The cover of the 2014 Mörbisch recording of "Anatevka."

The cover of the 2014 Mörbisch recording of “Anatevka.”

The huge orchestra conducted by David Levi makes a strong case for this as the definitive German-language recording, compared to the traditional theatrical pit orchestration found on the previous Hamburg (Teldec) and Vienna (Preiser) recordings. The original German language adaptation by Rolf Merz (1968) has been revised by Gerhard Hagen.

Its Tevje, Gerhard Ernst (last seen in Mörbisch’s 2004 Gräfin Mariza), offers a sensitive portrait of a father challenged by his three daughters. Dagmar Schellenberger herself plays his long-suffering wife Golde with imagination and feeling. The new recording (70:40) is also notable for its completeness, including previously (in German) unrecorded Tevje’s Monolog with God in Act 1, Tevjes Antwort (Tevje’s Reply) in Act 2, and Chavaleh (Tevje’s meditation on the loss of his daughers).

There’s more dance music in “Jente, o Jente” (“Matchmaker, Matchmaker”), “Zum Wohl! L’Chaim!” (“To Life”), “Hochzeitungzug” and “Hochzeitstanz,” and the finale “Anatevka.” The earlier analogue recordings from Hamburg were constrained by the limitations of the LP in its day, the Hamburg recording (47:21) and Vienna (51:47).

Especially notable is the well-sung and exceptionally vivid “Tevje’s Traum” (“Tevje’s Dream”) which summons a both fearsome and comic grand-mother Fruma-Sarah.

If there is any complaint whatsoever, this new Anatevka recording lacks humor, particularly in Tevje and Golde’s bed-side duet, “Ist es Liebe?” (“Do You Love Me?”). But since the Mörbisch recording was recorded 40 days in advance of the Mörbisch stage season, that comic relief had yet to evolve before a live audience. And humor is often elusive or antithetical to the spectacle of the Mörbisch stage.
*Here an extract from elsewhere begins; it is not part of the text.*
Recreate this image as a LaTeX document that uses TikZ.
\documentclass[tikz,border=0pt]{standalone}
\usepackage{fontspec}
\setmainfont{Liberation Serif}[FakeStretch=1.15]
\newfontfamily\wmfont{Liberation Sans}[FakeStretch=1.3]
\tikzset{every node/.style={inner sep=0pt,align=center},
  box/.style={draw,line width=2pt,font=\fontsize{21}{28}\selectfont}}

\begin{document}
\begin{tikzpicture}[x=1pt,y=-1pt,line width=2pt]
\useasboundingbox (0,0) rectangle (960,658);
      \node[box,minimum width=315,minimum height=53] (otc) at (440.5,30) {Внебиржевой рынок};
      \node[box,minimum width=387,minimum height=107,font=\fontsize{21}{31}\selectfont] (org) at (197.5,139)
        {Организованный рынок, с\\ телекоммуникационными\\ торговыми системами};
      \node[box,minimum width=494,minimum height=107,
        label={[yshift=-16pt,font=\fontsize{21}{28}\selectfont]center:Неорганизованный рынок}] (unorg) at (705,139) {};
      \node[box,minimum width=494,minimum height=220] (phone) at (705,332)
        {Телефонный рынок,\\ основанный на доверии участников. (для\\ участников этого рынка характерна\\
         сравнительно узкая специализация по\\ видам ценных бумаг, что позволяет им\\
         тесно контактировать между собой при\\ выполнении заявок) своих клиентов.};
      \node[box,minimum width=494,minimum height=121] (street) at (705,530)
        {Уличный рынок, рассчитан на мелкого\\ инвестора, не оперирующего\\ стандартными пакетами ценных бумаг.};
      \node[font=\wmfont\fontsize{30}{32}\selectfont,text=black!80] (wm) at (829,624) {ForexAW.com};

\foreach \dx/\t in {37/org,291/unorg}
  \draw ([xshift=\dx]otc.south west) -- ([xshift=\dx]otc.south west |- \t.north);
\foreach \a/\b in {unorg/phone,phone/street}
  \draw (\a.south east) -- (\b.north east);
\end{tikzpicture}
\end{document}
Having not actually seen this Mörbisch production, it is a wonder that the intimacy of Anatevka’s unlapping stories could be reconciled to the vastness of the seating for more than 6000 viewers. Neither this year’s Anatevka nor 2009’s My Fair Lady have any legitimate connection to Mörbisch’s natural setting of Lake Neusiedl. Perhaps Jerome Kern & Oscar Hammerstein’s classic Show Boat would be a better fit for future programming of classic American musical theatre works.

2015’s Eine Nacht in Venedig will welcome back water to its rightful place in Mörbisch’s musical story-telling.